Exercise requirements: From the records below, print only the part that opens with the line containing "Give me the D3.js source for this chart." and closes with the line containing "1500, 1700, 1900];"; omit the pictures.

Record list:
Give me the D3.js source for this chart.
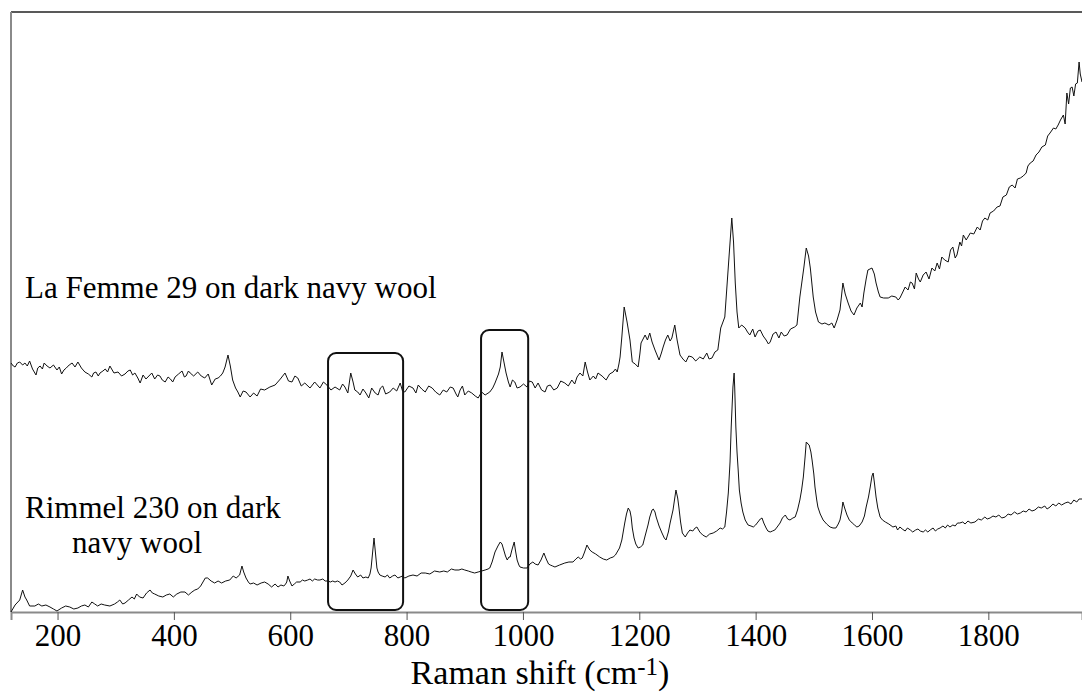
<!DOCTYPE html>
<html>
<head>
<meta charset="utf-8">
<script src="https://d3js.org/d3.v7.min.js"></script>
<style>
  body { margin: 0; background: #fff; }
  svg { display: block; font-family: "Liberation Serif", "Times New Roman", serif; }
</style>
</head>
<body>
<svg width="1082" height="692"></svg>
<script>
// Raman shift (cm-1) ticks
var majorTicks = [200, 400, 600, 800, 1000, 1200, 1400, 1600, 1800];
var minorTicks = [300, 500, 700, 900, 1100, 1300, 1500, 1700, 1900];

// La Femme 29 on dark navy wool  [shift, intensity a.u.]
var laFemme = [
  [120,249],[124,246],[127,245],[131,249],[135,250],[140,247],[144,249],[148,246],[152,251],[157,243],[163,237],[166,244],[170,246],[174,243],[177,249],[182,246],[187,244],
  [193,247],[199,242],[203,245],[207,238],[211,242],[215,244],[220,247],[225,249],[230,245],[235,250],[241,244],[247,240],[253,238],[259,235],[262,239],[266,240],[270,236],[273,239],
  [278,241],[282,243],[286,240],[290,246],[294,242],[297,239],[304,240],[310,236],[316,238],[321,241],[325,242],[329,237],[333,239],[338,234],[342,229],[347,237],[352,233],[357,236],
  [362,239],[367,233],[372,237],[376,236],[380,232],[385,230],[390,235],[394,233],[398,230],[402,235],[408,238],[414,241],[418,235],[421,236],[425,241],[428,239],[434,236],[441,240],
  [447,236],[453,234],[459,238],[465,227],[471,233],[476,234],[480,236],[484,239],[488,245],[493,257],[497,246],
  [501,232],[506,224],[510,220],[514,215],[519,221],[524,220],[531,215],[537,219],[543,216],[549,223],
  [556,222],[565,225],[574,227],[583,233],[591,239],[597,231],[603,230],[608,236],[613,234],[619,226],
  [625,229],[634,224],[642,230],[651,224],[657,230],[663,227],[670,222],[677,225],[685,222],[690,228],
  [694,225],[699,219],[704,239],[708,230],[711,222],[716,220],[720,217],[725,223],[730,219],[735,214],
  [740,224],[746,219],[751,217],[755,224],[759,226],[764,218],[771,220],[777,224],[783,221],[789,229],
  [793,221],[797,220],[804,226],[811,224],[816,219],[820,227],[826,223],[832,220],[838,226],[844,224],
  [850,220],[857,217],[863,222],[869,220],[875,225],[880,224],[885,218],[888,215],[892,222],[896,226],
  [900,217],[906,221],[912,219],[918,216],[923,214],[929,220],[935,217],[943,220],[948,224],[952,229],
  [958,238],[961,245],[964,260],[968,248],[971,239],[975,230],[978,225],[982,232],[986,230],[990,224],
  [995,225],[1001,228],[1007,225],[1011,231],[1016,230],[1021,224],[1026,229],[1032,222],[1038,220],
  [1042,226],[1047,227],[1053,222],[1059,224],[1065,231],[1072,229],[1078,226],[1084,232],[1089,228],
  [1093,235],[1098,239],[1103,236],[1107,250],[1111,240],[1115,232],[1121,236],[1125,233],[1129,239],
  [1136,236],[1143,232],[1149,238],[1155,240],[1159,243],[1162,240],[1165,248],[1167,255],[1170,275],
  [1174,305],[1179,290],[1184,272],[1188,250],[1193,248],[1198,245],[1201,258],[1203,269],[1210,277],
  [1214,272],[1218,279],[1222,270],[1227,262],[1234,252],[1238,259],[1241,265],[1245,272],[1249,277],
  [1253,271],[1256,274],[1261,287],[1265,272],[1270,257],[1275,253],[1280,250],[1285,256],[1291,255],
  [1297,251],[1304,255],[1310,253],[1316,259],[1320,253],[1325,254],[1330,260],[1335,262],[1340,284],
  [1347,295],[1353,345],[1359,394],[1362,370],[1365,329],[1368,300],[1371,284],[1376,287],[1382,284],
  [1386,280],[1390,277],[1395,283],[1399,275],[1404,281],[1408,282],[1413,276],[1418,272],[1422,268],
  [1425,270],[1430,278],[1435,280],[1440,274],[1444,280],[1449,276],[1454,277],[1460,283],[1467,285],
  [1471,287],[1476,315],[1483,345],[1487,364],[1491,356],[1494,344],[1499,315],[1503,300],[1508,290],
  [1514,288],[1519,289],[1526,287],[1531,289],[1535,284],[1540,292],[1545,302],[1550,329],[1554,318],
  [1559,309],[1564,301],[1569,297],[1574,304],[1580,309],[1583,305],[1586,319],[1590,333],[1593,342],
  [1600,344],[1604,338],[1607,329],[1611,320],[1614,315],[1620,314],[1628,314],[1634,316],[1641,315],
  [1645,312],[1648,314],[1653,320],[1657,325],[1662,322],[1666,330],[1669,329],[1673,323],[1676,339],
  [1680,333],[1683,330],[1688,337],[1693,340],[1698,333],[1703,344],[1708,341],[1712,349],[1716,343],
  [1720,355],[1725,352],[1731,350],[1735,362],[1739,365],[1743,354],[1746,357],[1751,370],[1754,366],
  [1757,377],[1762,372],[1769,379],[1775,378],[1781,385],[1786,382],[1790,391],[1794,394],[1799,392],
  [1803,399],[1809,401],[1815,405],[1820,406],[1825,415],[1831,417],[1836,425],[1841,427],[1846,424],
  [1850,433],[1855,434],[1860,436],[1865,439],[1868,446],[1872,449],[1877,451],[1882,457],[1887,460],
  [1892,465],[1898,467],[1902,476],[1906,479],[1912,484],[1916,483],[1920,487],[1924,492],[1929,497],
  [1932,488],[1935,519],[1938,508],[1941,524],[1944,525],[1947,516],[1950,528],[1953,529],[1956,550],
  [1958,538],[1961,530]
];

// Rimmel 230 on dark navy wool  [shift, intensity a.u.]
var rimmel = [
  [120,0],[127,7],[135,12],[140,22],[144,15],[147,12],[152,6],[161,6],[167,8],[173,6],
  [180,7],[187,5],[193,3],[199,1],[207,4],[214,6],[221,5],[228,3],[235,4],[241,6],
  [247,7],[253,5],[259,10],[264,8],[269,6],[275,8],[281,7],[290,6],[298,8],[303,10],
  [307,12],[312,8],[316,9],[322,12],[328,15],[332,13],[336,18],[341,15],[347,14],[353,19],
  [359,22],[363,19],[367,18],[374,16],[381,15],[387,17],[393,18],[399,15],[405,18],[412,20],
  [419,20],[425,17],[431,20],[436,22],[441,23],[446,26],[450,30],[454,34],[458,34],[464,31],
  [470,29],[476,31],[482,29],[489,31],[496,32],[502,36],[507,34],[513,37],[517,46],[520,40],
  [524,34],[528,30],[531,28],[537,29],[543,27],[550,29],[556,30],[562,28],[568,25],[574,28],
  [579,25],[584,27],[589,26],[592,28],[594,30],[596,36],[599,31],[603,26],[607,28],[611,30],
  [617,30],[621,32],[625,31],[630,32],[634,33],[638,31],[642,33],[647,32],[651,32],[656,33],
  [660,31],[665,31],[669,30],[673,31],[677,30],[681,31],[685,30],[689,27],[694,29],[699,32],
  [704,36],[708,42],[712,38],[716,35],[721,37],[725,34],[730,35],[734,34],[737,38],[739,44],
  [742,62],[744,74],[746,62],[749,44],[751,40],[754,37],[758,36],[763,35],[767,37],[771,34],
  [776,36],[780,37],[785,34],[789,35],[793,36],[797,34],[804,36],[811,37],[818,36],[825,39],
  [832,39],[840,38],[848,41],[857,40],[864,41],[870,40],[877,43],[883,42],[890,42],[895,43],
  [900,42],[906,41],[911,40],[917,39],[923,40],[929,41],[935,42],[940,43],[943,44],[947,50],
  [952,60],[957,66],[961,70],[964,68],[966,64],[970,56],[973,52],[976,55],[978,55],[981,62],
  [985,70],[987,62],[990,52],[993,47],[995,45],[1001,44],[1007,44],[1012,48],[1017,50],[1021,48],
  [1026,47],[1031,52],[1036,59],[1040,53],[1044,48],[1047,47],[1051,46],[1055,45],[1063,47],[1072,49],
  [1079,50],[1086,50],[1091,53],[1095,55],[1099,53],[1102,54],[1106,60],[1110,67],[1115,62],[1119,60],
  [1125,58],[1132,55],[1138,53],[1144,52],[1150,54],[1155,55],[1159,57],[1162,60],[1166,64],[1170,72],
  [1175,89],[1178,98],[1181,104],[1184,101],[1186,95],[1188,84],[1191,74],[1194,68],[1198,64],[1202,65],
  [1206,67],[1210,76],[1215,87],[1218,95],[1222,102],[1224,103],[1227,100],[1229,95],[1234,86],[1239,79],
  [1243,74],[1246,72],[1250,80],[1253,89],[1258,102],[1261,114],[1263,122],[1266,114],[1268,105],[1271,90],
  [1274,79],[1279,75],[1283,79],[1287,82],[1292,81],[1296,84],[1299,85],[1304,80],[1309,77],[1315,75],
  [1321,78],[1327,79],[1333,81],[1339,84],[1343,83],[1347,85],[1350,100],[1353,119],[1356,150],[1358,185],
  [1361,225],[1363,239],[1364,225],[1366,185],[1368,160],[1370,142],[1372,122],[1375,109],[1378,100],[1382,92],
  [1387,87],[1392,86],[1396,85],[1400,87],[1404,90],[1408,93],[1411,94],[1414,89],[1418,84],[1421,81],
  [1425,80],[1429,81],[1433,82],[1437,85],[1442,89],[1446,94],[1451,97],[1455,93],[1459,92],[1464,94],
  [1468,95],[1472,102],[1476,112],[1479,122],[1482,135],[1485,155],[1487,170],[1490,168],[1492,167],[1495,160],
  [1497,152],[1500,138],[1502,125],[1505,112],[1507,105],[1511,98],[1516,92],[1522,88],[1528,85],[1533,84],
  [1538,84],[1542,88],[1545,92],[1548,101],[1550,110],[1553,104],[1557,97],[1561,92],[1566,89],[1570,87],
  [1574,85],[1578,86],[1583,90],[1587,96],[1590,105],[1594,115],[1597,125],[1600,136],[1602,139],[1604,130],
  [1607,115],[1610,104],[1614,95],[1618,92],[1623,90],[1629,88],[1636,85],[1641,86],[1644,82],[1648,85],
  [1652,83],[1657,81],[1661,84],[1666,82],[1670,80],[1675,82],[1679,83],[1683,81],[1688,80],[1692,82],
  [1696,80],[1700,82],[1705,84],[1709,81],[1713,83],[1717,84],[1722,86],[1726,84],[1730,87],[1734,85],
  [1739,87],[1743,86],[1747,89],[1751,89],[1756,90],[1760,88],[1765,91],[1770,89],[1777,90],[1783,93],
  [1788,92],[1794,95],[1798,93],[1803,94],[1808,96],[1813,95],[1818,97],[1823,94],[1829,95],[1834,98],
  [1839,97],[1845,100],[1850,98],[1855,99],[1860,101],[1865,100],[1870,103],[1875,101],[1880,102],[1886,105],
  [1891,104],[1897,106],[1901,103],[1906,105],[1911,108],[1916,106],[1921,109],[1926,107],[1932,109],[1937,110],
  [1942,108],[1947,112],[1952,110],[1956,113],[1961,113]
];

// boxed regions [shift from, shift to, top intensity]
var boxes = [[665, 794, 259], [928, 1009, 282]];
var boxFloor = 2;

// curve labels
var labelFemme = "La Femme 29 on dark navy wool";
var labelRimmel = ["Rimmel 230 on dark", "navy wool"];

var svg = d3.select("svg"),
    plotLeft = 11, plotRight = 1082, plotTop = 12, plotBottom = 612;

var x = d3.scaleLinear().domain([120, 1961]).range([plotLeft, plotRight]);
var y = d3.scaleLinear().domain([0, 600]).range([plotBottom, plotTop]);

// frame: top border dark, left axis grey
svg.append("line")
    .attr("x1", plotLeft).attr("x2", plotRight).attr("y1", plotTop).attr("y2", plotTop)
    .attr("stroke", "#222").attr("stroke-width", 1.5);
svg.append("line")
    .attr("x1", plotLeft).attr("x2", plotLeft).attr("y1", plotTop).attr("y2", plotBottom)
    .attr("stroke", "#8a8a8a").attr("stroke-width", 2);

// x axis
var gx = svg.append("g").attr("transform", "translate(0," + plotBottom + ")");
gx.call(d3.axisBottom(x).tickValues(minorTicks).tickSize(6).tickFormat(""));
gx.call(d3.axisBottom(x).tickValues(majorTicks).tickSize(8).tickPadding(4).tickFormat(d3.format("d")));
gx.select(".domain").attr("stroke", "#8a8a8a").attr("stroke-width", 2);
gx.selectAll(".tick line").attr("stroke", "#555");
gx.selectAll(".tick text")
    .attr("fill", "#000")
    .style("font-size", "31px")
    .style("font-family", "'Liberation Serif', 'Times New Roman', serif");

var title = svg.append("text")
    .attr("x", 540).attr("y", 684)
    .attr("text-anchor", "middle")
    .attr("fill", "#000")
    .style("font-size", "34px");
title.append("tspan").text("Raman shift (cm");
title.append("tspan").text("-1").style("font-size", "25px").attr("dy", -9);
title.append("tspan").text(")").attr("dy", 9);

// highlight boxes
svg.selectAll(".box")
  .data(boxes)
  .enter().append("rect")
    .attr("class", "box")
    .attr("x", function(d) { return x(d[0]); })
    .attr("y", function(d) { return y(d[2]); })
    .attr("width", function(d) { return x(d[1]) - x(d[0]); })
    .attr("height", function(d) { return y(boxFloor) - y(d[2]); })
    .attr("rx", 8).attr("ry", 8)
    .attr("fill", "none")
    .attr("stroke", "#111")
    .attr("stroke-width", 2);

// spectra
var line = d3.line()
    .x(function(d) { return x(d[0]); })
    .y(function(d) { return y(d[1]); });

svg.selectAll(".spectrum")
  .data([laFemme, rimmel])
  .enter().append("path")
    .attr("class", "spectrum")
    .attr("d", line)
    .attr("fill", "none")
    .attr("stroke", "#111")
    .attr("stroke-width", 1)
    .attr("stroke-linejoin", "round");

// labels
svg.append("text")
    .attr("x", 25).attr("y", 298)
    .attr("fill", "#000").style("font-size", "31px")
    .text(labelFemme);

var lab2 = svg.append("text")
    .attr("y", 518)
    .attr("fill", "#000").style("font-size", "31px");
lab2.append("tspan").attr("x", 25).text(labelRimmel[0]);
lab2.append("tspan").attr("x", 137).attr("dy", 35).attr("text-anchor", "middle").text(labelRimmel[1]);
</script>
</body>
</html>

---

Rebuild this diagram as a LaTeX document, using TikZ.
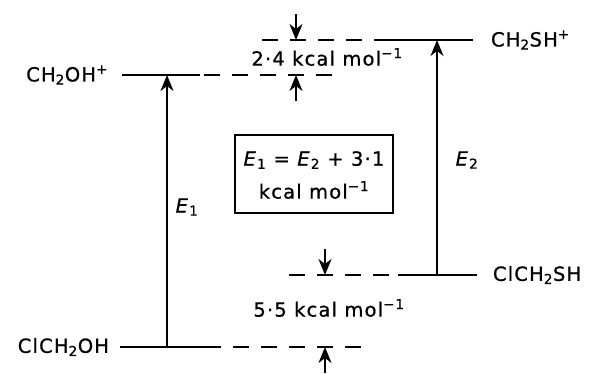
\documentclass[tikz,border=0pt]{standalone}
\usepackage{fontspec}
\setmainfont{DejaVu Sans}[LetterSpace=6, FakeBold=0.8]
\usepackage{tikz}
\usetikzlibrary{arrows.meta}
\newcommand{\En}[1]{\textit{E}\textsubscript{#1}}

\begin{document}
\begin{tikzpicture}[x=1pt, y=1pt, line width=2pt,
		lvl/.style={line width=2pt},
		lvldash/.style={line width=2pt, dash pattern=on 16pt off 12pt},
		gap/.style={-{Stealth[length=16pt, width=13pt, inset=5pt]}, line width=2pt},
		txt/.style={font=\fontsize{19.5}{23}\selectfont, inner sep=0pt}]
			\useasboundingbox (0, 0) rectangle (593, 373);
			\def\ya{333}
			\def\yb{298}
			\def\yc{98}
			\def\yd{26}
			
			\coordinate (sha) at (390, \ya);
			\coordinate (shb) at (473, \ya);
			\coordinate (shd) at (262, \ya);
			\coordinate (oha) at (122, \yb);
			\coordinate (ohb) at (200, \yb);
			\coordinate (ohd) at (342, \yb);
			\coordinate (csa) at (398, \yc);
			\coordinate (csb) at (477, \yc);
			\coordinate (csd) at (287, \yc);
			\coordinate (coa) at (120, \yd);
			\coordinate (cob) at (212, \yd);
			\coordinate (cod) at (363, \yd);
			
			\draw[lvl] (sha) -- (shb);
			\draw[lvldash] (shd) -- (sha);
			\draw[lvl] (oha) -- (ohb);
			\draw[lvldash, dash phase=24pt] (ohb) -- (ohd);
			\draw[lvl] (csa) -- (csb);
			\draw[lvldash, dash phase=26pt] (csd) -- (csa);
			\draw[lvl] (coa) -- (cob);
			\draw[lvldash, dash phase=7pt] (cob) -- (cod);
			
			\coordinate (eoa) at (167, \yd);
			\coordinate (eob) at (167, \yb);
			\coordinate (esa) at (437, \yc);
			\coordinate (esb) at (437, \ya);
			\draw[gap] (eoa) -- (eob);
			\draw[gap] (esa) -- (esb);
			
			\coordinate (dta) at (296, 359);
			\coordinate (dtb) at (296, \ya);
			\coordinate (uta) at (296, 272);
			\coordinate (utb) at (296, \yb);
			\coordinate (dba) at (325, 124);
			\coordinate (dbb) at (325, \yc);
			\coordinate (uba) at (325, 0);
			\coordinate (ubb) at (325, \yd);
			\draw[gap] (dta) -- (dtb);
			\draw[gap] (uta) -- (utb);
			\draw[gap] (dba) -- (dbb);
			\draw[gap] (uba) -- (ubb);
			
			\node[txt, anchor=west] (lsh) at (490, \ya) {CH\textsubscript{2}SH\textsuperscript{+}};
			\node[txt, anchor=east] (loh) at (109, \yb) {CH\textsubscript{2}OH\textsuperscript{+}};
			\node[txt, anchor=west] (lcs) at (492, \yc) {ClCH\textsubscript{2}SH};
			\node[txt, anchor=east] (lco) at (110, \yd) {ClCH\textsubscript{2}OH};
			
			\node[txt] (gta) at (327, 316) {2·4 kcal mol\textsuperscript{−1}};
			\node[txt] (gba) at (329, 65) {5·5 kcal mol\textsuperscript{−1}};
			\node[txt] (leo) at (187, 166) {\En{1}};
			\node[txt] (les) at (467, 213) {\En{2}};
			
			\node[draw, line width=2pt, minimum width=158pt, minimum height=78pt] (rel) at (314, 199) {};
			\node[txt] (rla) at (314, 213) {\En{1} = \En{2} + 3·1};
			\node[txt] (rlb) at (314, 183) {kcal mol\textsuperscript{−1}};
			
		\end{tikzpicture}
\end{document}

==

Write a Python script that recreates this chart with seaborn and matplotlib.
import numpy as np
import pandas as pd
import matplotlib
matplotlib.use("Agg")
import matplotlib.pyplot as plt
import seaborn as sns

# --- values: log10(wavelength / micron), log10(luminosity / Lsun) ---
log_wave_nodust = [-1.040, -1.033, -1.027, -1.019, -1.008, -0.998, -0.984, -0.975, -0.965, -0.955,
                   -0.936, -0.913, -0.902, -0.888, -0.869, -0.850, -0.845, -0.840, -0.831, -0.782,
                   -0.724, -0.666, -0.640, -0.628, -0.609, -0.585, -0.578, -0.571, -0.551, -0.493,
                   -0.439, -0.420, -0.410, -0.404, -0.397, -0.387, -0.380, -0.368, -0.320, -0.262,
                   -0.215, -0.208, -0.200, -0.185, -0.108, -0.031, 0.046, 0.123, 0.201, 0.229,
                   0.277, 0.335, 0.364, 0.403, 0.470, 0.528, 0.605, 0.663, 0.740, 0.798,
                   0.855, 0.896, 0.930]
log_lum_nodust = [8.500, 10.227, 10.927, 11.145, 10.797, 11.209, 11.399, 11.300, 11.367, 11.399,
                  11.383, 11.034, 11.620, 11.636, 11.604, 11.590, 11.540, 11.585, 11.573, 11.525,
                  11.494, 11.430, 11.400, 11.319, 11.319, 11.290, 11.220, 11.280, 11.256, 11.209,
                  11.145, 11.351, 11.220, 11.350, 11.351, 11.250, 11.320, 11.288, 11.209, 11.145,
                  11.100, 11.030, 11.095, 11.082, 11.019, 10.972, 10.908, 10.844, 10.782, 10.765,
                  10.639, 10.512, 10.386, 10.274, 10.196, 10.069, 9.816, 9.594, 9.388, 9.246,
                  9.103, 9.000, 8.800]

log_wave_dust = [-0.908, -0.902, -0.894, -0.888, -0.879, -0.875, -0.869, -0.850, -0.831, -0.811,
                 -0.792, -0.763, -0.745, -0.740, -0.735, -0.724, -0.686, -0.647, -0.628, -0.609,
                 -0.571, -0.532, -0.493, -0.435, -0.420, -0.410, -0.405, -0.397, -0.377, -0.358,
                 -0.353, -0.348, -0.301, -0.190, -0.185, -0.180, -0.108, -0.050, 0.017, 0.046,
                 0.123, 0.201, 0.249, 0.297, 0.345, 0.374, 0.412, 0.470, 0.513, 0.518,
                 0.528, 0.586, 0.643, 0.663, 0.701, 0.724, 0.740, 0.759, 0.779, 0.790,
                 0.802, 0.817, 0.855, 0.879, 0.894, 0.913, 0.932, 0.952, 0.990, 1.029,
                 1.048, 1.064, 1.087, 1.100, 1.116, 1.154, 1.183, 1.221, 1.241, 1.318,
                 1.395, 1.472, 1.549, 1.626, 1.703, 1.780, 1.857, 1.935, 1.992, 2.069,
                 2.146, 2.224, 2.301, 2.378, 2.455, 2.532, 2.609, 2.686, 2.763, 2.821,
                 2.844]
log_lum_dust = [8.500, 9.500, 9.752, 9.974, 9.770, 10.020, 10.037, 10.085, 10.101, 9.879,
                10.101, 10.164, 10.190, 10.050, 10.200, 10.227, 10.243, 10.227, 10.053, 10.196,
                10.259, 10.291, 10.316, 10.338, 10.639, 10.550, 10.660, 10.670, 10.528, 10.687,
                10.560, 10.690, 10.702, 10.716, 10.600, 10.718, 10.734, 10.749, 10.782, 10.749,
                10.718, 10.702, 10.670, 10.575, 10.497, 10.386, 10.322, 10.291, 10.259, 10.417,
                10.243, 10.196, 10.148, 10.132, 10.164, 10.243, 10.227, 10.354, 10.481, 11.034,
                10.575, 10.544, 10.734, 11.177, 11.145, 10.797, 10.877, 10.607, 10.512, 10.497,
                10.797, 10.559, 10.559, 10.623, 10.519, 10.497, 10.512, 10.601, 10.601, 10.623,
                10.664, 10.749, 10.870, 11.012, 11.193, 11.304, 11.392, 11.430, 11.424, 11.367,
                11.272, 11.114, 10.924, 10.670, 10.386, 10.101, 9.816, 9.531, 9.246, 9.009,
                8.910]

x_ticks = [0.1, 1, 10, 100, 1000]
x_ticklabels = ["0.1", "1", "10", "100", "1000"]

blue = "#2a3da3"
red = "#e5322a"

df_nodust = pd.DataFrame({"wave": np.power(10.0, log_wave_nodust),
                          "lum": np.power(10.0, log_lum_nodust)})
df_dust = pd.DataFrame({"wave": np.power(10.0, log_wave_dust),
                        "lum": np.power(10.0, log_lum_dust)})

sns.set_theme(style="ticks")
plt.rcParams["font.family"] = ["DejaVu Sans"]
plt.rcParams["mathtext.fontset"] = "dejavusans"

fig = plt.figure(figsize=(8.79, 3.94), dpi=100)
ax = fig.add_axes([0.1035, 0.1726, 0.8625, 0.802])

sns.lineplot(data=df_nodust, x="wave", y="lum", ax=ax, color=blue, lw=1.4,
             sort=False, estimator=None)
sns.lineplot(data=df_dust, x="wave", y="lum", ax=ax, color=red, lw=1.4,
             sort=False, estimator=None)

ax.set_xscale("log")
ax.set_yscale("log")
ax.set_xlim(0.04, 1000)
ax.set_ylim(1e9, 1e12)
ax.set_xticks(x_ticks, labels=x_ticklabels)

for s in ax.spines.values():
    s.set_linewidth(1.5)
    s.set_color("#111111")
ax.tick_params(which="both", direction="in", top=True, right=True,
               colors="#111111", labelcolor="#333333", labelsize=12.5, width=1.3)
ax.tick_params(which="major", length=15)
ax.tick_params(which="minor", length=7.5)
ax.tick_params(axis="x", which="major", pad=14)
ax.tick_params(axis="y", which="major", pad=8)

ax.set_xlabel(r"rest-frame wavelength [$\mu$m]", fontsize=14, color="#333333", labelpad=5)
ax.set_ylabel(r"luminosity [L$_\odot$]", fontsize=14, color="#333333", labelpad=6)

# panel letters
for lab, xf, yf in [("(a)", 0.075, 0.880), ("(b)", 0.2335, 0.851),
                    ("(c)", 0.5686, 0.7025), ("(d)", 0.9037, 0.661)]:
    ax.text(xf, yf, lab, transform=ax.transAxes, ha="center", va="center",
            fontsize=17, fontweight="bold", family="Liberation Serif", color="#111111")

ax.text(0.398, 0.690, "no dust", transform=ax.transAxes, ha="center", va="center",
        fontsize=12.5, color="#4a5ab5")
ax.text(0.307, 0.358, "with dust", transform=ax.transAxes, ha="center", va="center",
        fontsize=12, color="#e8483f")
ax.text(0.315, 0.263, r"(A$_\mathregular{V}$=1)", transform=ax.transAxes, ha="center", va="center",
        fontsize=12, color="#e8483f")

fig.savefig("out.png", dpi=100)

Task solution:
Give me the D3.js source for this chart.
<!DOCTYPE html>
<html>
<head>
<meta charset="utf-8">
<script src="https://d3js.org/d3.v7.min.js"></script>
<style>
  body { margin: 0; background: #fff; }
  svg { display: block; font-family: "Liberation Serif", "Times New Roman", serif; }
</style>
</head>
<body>
<svg width="1082" height="692"></svg>
<script>
// Raman shift (cm-1) ticks
var majorTicks = [200, 400, 600, 800, 1000, 1200, 1400, 1600, 1800];
var minorTicks = [300, 500, 700, 900, 1100, 1300, 1500, 1700, 1900];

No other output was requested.